The discovery of the Miocene-age gas reservoir, with a deeper Cretaceous upside, comes as Egypt’s domestic energy demand rises, infrastructure ages and gas fields decline. The country is also trying to strengthen its gas sector following 2014 gas shortages that led to rolling blackouts, which have since eased, amid political instability.
The gas find could not have come at a better time and better place, according to Jim Krane, an energy researcher and analyst at Rice University’s Baker Institute in Houston. Krane said Egypt was a gas exporter until recent years. US Energy Information Administration (EIA) data show Egypt’s natural gas exports have fallen by nearly 30 percent annually since 2010.

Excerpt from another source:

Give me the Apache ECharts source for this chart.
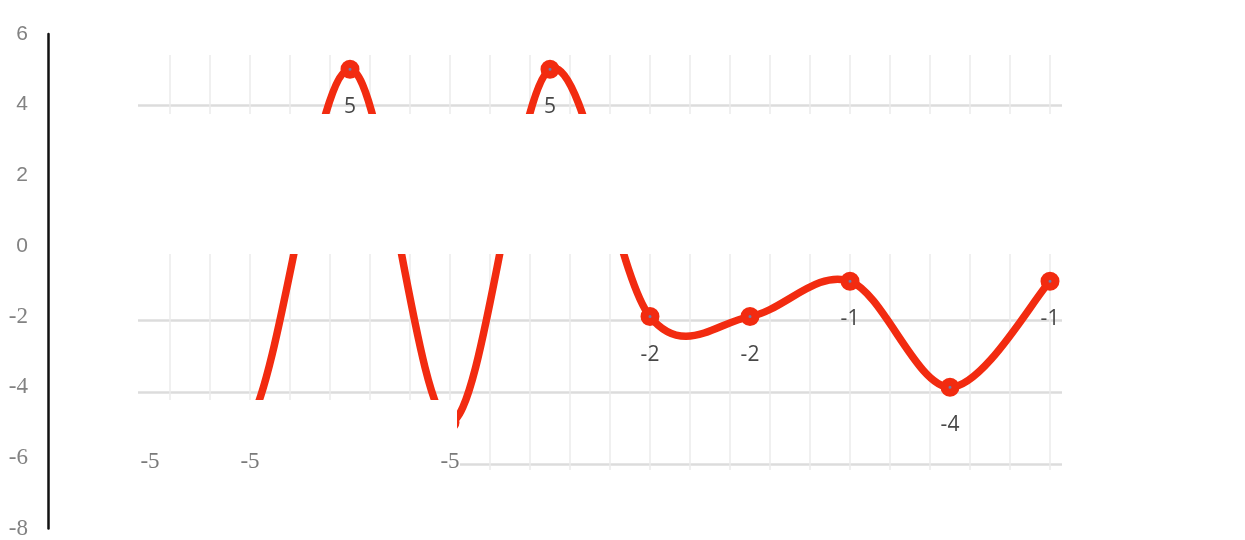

The decline prompted Egypt to pursue gas import arrangements with neighbouring Israel—where Noble Energy and partners are developing huge gas discoveries Leviathan and Tamar—and LNG from Russia and Algeria.
Dry gas production in Egypt has tumbled 5 percent to 2 Tcf in 2013, nearly all of which was consumed domestically, the EIA said, despite having new discoveries almost every year. Consumption has increased by an annual average of 7 percent since 2004.
Egypt—now a net gas importer—has LNG terminals that are currently under-utilised. Eni could tap this underused liquefaction capacity to quickly treat gas for export.
‘Eni has found a big field in a really ideal location,’ Krane told Hart Energy. ‘It’s kind of serendipitous. It’s the biggest field in the eastern Mediterranean, and it is right near a bunch of underused LNG liquefaction capacity. So it’s kind of a twofer for Eni.’
But Eni must carefully negotiate terms if it hasn’t already, he warned.
‘Egyptians are probably going to be putting pressure on Eni to bring as much of that gas into the country for domestic sales at below market rates,’ Krane told Hart Energy. ‘Eni’s objectives and those of the Egyptian government are going to be in conflict.’
Eni will need to export as much gas as possible to fully monetise the gas find, he added.
However, it may be about eight years before Zohr will become export ready, analysts said September 1 in a Reuters article on how the Zohr discovery could impact Israel’s gas projects. Production has already started at the Tamar Field, and Leviathan is scheduled to go online in 2019. Eni said Zohr could go into production late next year and reach full output in four years, according to Reuters, which noted analysts doubt the short time frame.
‘I don’t see this as directly harmful to Leviathan’s prospects for development, ’Brenda Shaffer, an energy specialist at Georgetown University and the University of Haifa, told Reuters. ‘The timing is not bad for Israeli companies. It’s better now than after two years of negotiations [with potential buyers of Israeli gas].’
Krane said there may be a way for Israel to export some gas to Egypt in the short term before the Zohr Field is fully brought online.
‘Egypt has been in such a tight spot politically and in terms of its energy situation for the past five and a half years, this couldn’t have come at a better time Egypt,’ he added.
The discovery well, Zohr 1X NFW, was drilled to a total depth of about 4,131 m (13,553 ft) and hit 630 m (2,067 ft) of hydrocarbon column in a carbonate sequence of Miocene age with excellent reservoir characteristics (more than 400 m of net pay), Eni said in a news release. Zohr’s structure has also a deeper Cretaceous upside that will be targeted in the future with a dedicated well.
‘This historic discovery will be able to transform the energy scenario of Egypt,’ Eni’s CEO Claudio Descalzi said in a prepared statement.
Eni, through its subsidiary IEOC Production B.V., holds 100 percent of the contractor’s working interest in the Shorouk Block, where the field is located, and is the operator of the concession.